This evening, my daughters demanded ice cream after dinner, to which I replied, "Clean your room and we'll talk." But my eldest daughter, seeing an opening, offered, "We'll clean our room later if you'll give us ice cream now. Promise."
I considered.
We were already at the table. And it would have been difficult to get them to clean their rooms anyway, ice cream or not. And so I reasoned, thinking silently, Hmm, well, who knows? Maybe the ice cream will give them enough energy to pick up their dirty socks and put away the Monopoly board.
So we made a deal: ice cream now, cleaning later. And do you know where they are at this moment?
Out with their mother buying more ice cream! (We didn't have enough to satisfy everyone's after-dinner cravings.)
Yes, I'm the caver-in-chief.
Oh, and in case you're wondering, it's not the first time I've gone spelunking.
Last year, my wife and I were divvying up the duties, trying to re-negotiate the way in which we provided "services" around the house. I took cooking, cleaning the kitchen, garbage and watering the garden. She took laundry, cleaning the bathrooms, and putting the kids to bed (which, just so you know, is no simple task – the routine is almost as complex as a cloture vote).
But there was one issue we couldn't resolve, my wife and I: grocery shopping. See, I had promised my children that, in our negotiations, I would include what I called the Publix option.
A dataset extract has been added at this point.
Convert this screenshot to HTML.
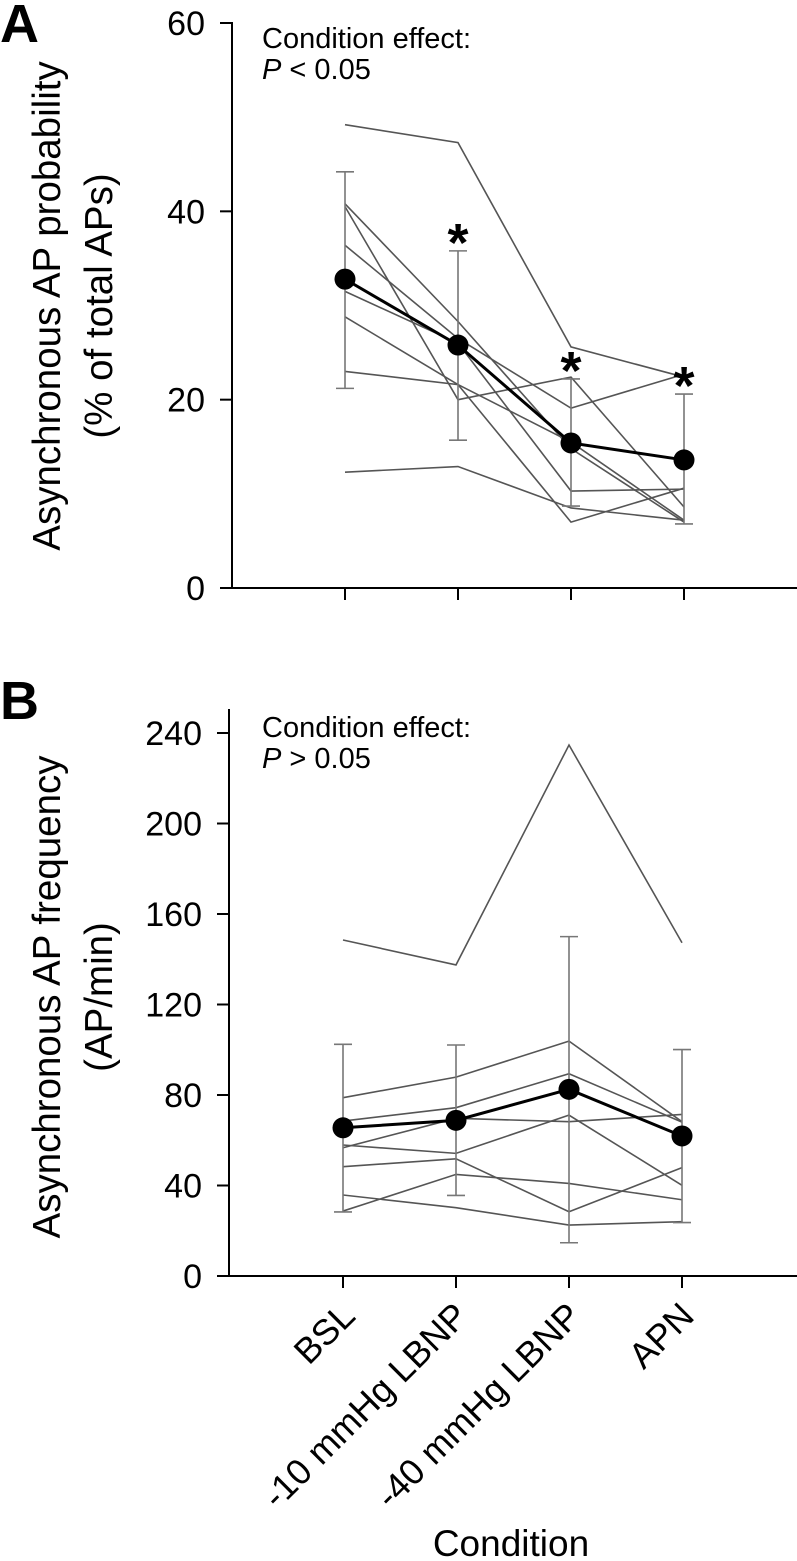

What's this, you ask? See, my kids love to swim on the weekends, but my wife doesn't really enjoy the activity as much as the rest of us. So I told them that, whenever their mother went grocery shopping, which would give us default time together, we would use that time to go swimming at the pool in our neighborhood, which would be perfect.
But when I got to the negotiations, and I brought up the Publix option (as promised), she threatened to walk out on the negotiations. It was either her or the Publix option.
Even though I knew it was a bluff, I chose her. After all, it was best for the family.
And while it might have been the right thing to do, one thing is undeniable: I am the Caver-in-Chief.